**The problem**
Where a line holds the string "this", return that line.

**Information shown**
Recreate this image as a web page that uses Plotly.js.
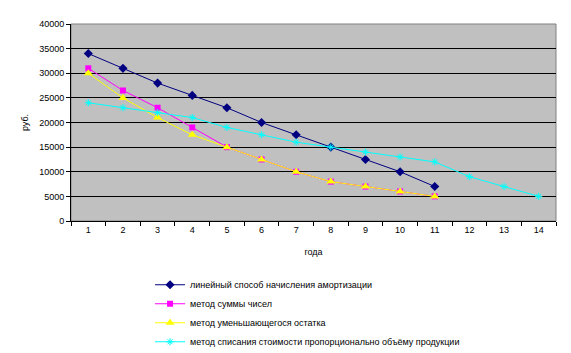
<!DOCTYPE html>
<html><head><meta charset="utf-8">
<script src="https://cdn.plot.ly/plotly-3.0.1.min.js"></script>
<style>html,body{margin:0;padding:0;background:#fff}</style>
</head><body>
<div id="chart" style="width:571px;height:353px"></div>
<script>
var years = ['1','2','3','4','5','6','7','8','9','10','11','12','13','14'];
var linear = [34000,31000,28000,25500,23000,20000,17500,15000,12500,10000,7000];
var sumDigits = [31000,26500,23000,19000,15000,12500,10000,8000,7000,6000,5000];
var declining = [30000,25000,21000,17500,15000,12500,10000,8000,7000,6000,5000];
var production = [24000,23000,22000,21000,19000,17500,16000,15000,14000,13000,12000,9000,7000,5000];
var names = ['линейный способ начисления амортизации','метод суммы чисел','метод уменьшающегося остатка','метод списания стоимости пропорционально объёму продукции'];

var traces = [
 {x: years.slice(0, linear.length), y: linear, name: names[0], mode:'lines+markers', line:{color:'#000080', width:1}, marker:{symbol:'diamond', size:7, color:'#000080'}},
 {x: years.slice(0, sumDigits.length), y: sumDigits, name: names[1], mode:'lines+markers', line:{color:'#FF00FF', width:1}, marker:{symbol:'square', size:6, color:'#FF00FF'}},
 {x: years.slice(0, declining.length), y: declining, name: names[2], mode:'lines+markers', line:{color:'#FFFF00', width:1}, marker:{symbol:'triangle-up', size:8, color:'#FFFF00'}},
 {x: years.slice(0, production.length), y: production, name: names[3], mode:'lines+markers', line:{color:'#00FFFF', width:1}, marker:{symbol:'asterisk-open', size:6, color:'#00FFFF', line:{color:'#00FFFF', width:1}}}
];

var layout = {
 width:571, height:353,
 margin:{l:71, r:15, t:24, b:132, autoexpand:false},
 paper_bgcolor:'#FFFFFF', plot_bgcolor:'#C0C0C0',
 font:{family:'Liberation Sans, Arial, sans-serif', size:9, color:'#000'},
 showlegend:true,
 xaxis:{type:'category', categoryorder:'array', categoryarray: years, range:[-0.5,13.5], tickson:'boundaries', ticks:'outside', ticklen:4, tickcolor:'#000', showgrid:false, showline:true, linecolor:'#000', linewidth:1, zeroline:false, tickangle:0, tickfont:{size:9}, title:{text:'года', font:{size:9}, standoff:14}, automargin:false},
 yaxis:{range:[0,40000], dtick:5000, tickmode:'linear', tick0:0, tickformat:'d', separatethousands:false, ticks:'outside', ticklen:4, tickcolor:'#000', showgrid:true, gridcolor:'#000', gridwidth:1, showline:true, linecolor:'#000', linewidth:1, zeroline:false, tickfont:{size:9}, title:{text:'руб.', font:{size:9}, standoff:9}, automargin:false},
 shapes:[{type:'rect', xref:'paper', yref:'paper', x0:0, x1:1, y0:0, y1:1, line:{color:'#808080', width:1}, layer:'below'}],
 legend:{x:0.163, xanchor:'left', y:-0.25, yanchor:'top', bgcolor:'rgba(0,0,0,0)', font:{size:9}, itemwidth:30, traceorder:'normal'}
};
Plotly.newPlot('chart', traces, layout, {displayModeBar:false, staticPlot:true});
</script>
</body></html>
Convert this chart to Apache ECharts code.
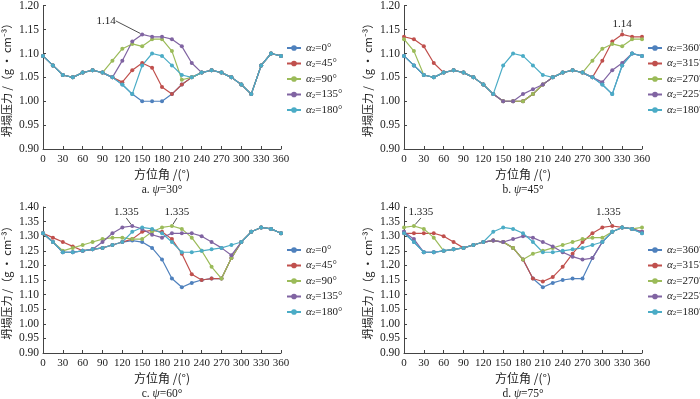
<!DOCTYPE html>
<html>
<head>
<meta charset="utf-8">
<script src="https://cdn.jsdelivr.net/npm/echarts@6/dist/echarts.min.js"></script>
<style>
  html, body { margin: 0; padding: 0; background: #fff; }
  #main { width: 700px; height: 399px; }
</style>
</head>
<body>
<div id="main"></div>
<script>
// azimuth angles (deg)
var angles = [0,15,30,45,60,75,90,105,120,135,150,165,180,195,210,225,240,255,270,285,300,315,330,345,360];

// a. psi = 30
var a_0   = [1.095,1.075,1.055,1.05,1.06,1.065,1.06,1.05,1.035,1.015,1.00,1.00,1.00,1.015,1.035,1.05,1.06,1.065,1.06,1.05,1.035,1.015,1.075,1.10,1.095];
var a_45  = [1.095,1.075,1.055,1.05,1.06,1.065,1.06,1.05,1.04,1.065,1.08,1.07,1.03,1.015,1.035,1.05,1.06,1.065,1.06,1.05,1.035,1.015,1.075,1.10,1.095];
var a_90  = [1.095,1.075,1.055,1.05,1.06,1.065,1.06,1.085,1.11,1.12,1.115,1.13,1.13,1.105,1.045,1.05,1.06,1.065,1.06,1.05,1.035,1.015,1.075,1.10,1.095];
var a_135 = [1.095,1.075,1.055,1.05,1.06,1.065,1.06,1.05,1.085,1.125,1.14,1.135,1.135,1.13,1.115,1.08,1.06,1.065,1.06,1.05,1.035,1.015,1.075,1.10,1.095];
var a_180 = [1.095,1.075,1.055,1.05,1.06,1.065,1.06,1.05,1.035,1.015,1.075,1.10,1.095,1.075,1.055,1.05,1.06,1.065,1.06,1.05,1.035,1.015,1.075,1.10,1.095];

// b. psi = 45
var b_360 = [1.095,1.075,1.055,1.05,1.06,1.065,1.06,1.05,1.035,1.015,1.00,1.00,1.00,1.015,1.035,1.05,1.06,1.065,1.06,1.05,1.035,1.015,1.075,1.10,1.095];
var b_315 = [1.135,1.13,1.115,1.08,1.06,1.065,1.06,1.05,1.035,1.015,1.00,1.00,1.00,1.015,1.035,1.05,1.06,1.065,1.06,1.05,1.085,1.125,1.14,1.135,1.135];
var b_270 = [1.13,1.105,1.055,1.05,1.06,1.065,1.06,1.05,1.035,1.015,1.00,1.00,1.00,1.015,1.035,1.05,1.06,1.065,1.06,1.085,1.11,1.12,1.115,1.13,1.13];
var b_225 = [1.095,1.075,1.055,1.05,1.06,1.065,1.06,1.05,1.035,1.015,1.00,1.00,1.015,1.025,1.035,1.05,1.06,1.065,1.06,1.05,1.04,1.065,1.08,1.10,1.095];
var b_180 = [1.095,1.075,1.055,1.05,1.06,1.065,1.06,1.05,1.035,1.015,1.075,1.10,1.095,1.075,1.055,1.05,1.06,1.065,1.06,1.05,1.035,1.015,1.075,1.10,1.095];

// c. psi = 60
var c_0   = [1.31,1.28,1.245,1.245,1.25,1.255,1.26,1.27,1.28,1.285,1.28,1.26,1.22,1.155,1.125,1.14,1.15,1.155,1.155,1.225,1.28,1.315,1.33,1.325,1.31];
var c_45  = [1.31,1.295,1.28,1.265,1.25,1.255,1.26,1.27,1.28,1.29,1.315,1.32,1.315,1.29,1.24,1.17,1.15,1.155,1.155,1.225,1.28,1.315,1.33,1.325,1.31];
var c_90  = [1.31,1.28,1.25,1.26,1.27,1.28,1.29,1.295,1.295,1.29,1.29,1.315,1.33,1.335,1.325,1.295,1.25,1.195,1.155,1.225,1.28,1.315,1.33,1.325,1.31];
var c_135 = [1.31,1.28,1.245,1.245,1.25,1.255,1.28,1.31,1.33,1.335,1.325,1.305,1.295,1.31,1.31,1.31,1.30,1.28,1.26,1.235,1.28,1.315,1.33,1.325,1.31];
var c_180 = [1.31,1.28,1.245,1.245,1.25,1.255,1.26,1.27,1.28,1.315,1.33,1.325,1.31,1.28,1.245,1.245,1.25,1.255,1.26,1.27,1.28,1.315,1.33,1.325,1.31];

// d. psi = 75
var d_360 = [1.315,1.28,1.245,1.245,1.25,1.255,1.26,1.27,1.28,1.285,1.28,1.26,1.22,1.155,1.125,1.14,1.15,1.155,1.155,1.225,1.28,1.315,1.33,1.325,1.31];
var d_315 = [1.31,1.31,1.31,1.31,1.30,1.28,1.26,1.27,1.28,1.285,1.28,1.26,1.22,1.155,1.145,1.16,1.195,1.24,1.28,1.31,1.33,1.335,1.33,1.325,1.315];
var d_270 = [1.33,1.335,1.325,1.295,1.25,1.255,1.26,1.27,1.28,1.285,1.28,1.26,1.22,1.24,1.25,1.26,1.27,1.28,1.29,1.295,1.295,1.315,1.33,1.325,1.33];
var d_225 = [1.315,1.29,1.245,1.245,1.25,1.255,1.26,1.27,1.28,1.285,1.28,1.29,1.30,1.295,1.28,1.265,1.245,1.23,1.22,1.225,1.28,1.315,1.33,1.325,1.315];
var d_180 = [1.31,1.28,1.245,1.245,1.25,1.255,1.26,1.27,1.28,1.315,1.33,1.325,1.31,1.28,1.245,1.245,1.25,1.255,1.26,1.27,1.28,1.315,1.33,1.325,1.31];

var namesAC = ['α2=0°','α2=45°','α2=90°','α2=135°','α2=180°'];
var namesBD = ['α2=360°','α2=315°','α2=270°','α2=225°','α2=180°'];
var colors = ['#4F81BD','#C0504D','#9BBB59','#8064A2','#4BACC6'];

var serif = '"Liberation Serif", "Noto Sans CJK SC", serif';
var cjk = '"Noto Sans CJK SC", "Liberation Serif", sans-serif';

var grids = [
  {left: 43, top: 5, width: 238, height: 144},
  {left: 404, top: 5, width: 238, height: 144},
  {left: 43, top: 207, width: 238, height: 146},
  {left: 404, top: 207, width: 238, height: 146}
];
var yMax = [1.2, 1.2, 1.4, 1.4];
var captions = ['a. ', 'b. ', 'c. ', 'd. '];
var psis = ['30°', '45°', '60°', '75°'];
var panels = [
  {names: namesAC, data: [a_0, a_45, a_90, a_135, a_180], notes: [{s: 3, at: 150, dx: -36, dy: -3}]},
  {names: namesBD, data: [b_360, b_315, b_270, b_225, b_180], notes: [{s: 1, at: 330, dx: 0, dy: 0}]},
  {names: namesAC, data: [c_0, c_45, c_90, c_135, c_180], notes: [{s: 3, at: 135, dx: -6, dy: -3}, {s: 2, at: 195, dx: 5, dy: -3}]},
  {names: namesBD, data: [d_360, d_315, d_270, d_225, d_180], notes: [{s: 2, at: 15, dx: 7, dy: -3}, {s: 1, at: 315, dx: -4, dy: -3}]}
];

var xAxes = [], yAxes = [], series = [], legends = [], titles = [];
panels.forEach(function (p, g) {
  xAxes.push({
    gridIndex: g, type: 'value', min: 0, max: 360, interval: 30,
    name: '方位角 /(°)', nameLocation: 'middle', nameGap: 19,
    nameTextStyle: {fontFamily: cjk, fontSize: 12, color: '#222'},
    axisLine: {lineStyle: {color: '#444', width: 1}},
    axisTick: {inside: true, length: 3, lineStyle: {color: '#444'}},
    axisLabel: {fontFamily: serif, fontSize: 11, color: '#222', margin: 5},
    splitLine: {show: false}
  });
  yAxes.push({
    gridIndex: g, type: 'value', min: 0.9, max: yMax[g], interval: 0.05,
    name: '坍塌压力 /（g · cm⁻³）', nameLocation: 'middle', nameGap: 31,
    nameTextStyle: {fontFamily: cjk, fontSize: 11, color: '#222'},
    axisLine: {show: true, lineStyle: {color: '#444', width: 1}},
    axisTick: {show: true, inside: true, length: 3, lineStyle: {color: '#444'}},
    axisLabel: {fontFamily: serif, fontSize: 11.5, color: '#222', margin: 4,
      formatter: function (v) { return v.toFixed(2); }},
    splitLine: {show: false}
  });
  p.data.forEach(function (vals, k) {
    var note = null;
    p.notes.forEach(function (n) { if (n.s === k) note = n; });
    var pts = angles.map(function (a, i) {
      if (note && a === note.at) {
        return {value: [a, vals[i]], label: {show: true}, labelLine: {show: true}};
      }
      return [a, vals[i]];
    });
    var s = {
      name: p.names[k], type: 'line', xAxisIndex: g, yAxisIndex: g,
      data: pts, color: colors[k],
      symbol: 'circle', symbolSize: 4, showSymbol: true,
      lineStyle: {width: 1.2},
      animation: false,
      label: {show: false, position: 'top', distance: 3, fontFamily: serif, fontSize: 11, color: '#222',
        formatter: function (q) { return String(q.value[1]); }},
      labelLine: {lineStyle: {color: '#222', width: 0.8}}
    };
    if (note) s.labelLayout = {dx: note.dx, dy: note.dy};
    series.push(s);
  });
  legends.push({
    data: p.names, orient: 'vertical',
    left: grids[g].left + 243, top: grids[g].top + 37,
    padding: 0,
    itemWidth: 14, itemHeight: 7, itemGap: 4,
    textStyle: {fontFamily: serif, fontSize: 11, color: '#222', lineHeight: 10,
      rich: {a: {fontStyle: 'italic', fontFamily: serif, fontSize: 11, lineHeight: 10},
             s: {fontSize: 7, fontFamily: serif, verticalAlign: 'bottom', padding: [4, 0, 0, 0], lineHeight: 10},
             t: {fontFamily: serif, fontSize: 11, lineHeight: 10}}},
    formatter: function (n) { return '{a|α}{s|2}{t|' + n.slice(2) + '}'; },
    selectedMode: false
  });
  titles.push({
    text: '{c|' + captions[g] + '}{i|ψ}{c|=' + psis[g] + '}',
    left: grids[g].left + grids[g].width / 2, textAlign: 'center',
    top: grids[g].top + grids[g].height + 35, padding: 0,
    textStyle: {fontWeight: 'normal',
      rich: {c: {fontFamily: serif, fontSize: 11.5, color: '#222', fontWeight: 'normal'},
             i: {fontFamily: serif, fontSize: 11.5, fontStyle: 'italic', color: '#222', fontWeight: 'normal'}}}
  });
});

var chart = echarts.init(document.getElementById('main'));
chart.setOption({
  backgroundColor: '#fff',
  animation: false,
  title: titles,
  grid: grids,
  xAxis: xAxes,
  yAxis: yAxes,
  legend: legends,
  series: series
});
</script>
</body>
</html>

**Result of the task**
Recreate this image as a web page that uses Plotly.js.
Convert this chart to Apache ECharts code.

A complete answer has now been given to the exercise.